Exploitation of the oil and gas resources took place in other regions, for example, the development of oil and gas in the North Sea began in the 1960s and 1970s. In these regions oil companies developed in-house standards and specifications for aspects of their operations which were not covered by the American Standards. There were therefore a large number of codes, standards and procedures developed by companies; national, regional and international standardisation bodies; and industry associations. To better achieve harmonisation, consistency and conformity of standards on a worldwide basis TC 67 was reactivated in 1989.

The need for common standards was also informed by the creation of the European Single Market on 1 January 1993. This abolished trade restrictions for the 19 nations in the European Economic Area. It required open procurement for the upstream oil industry with technical specifications based on European or other commonly accepted standards.

Up to 1995 ISO/TC 67 focussed on creating an effective working committee structure and producing a prioritized work programme. During the period 1995 to 2000 the focus was on the development and publication of International Standards, see graphs below.
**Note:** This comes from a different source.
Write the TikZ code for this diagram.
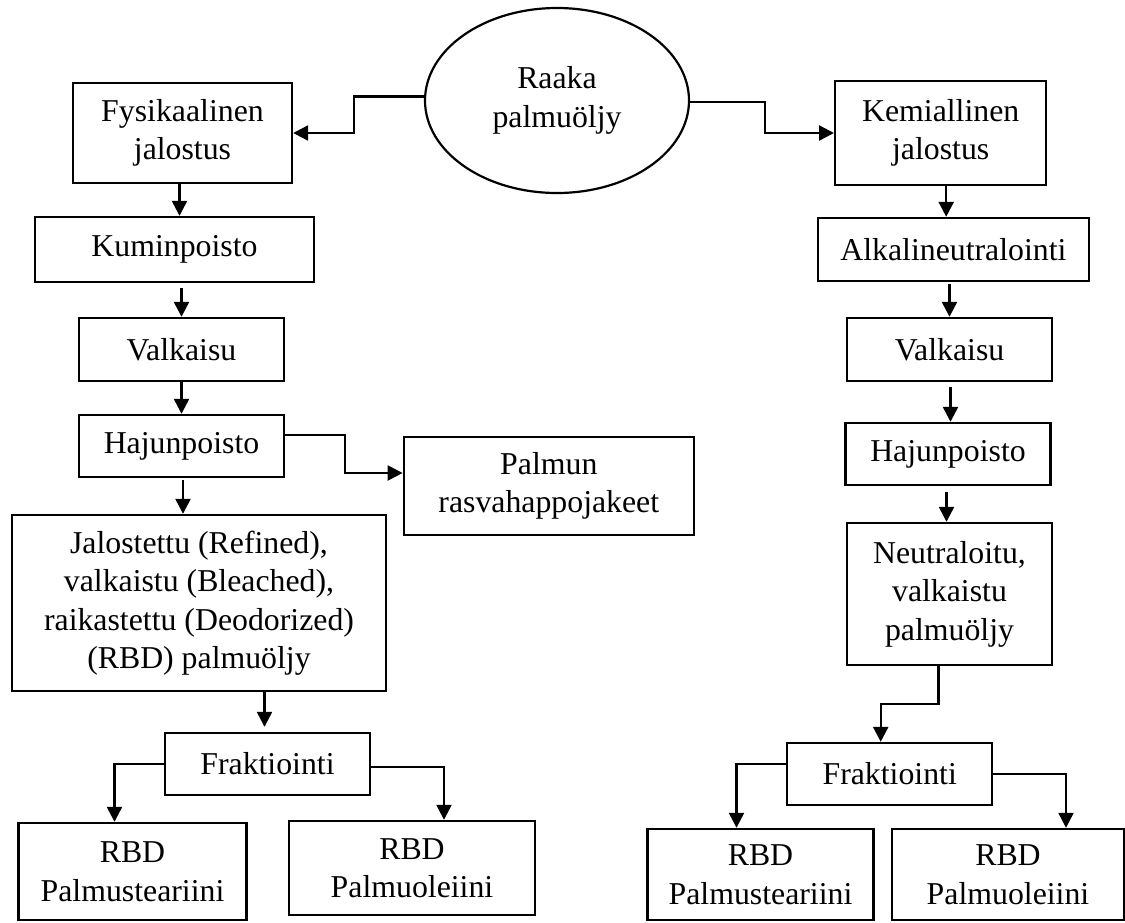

TC 67 was formerly titled 'Materials, equipment and offshore structures for petroleum and natural gas industries' then ‘Materials, equipment and offshore structures for petroleum, petrochemical and natural gas industries’, before adopting its present name in the 2022.

TC 67’s stated mission is ‘to create value-added standards for the oil and natural gas industries’. And its vision is for ‘international standards used locally worldwide’.

== Committee structure ==
Oversight  of the operation of TC 67 is the responsibility of the Management Committee ISO/TC 67/MC; there is also a Secretariat.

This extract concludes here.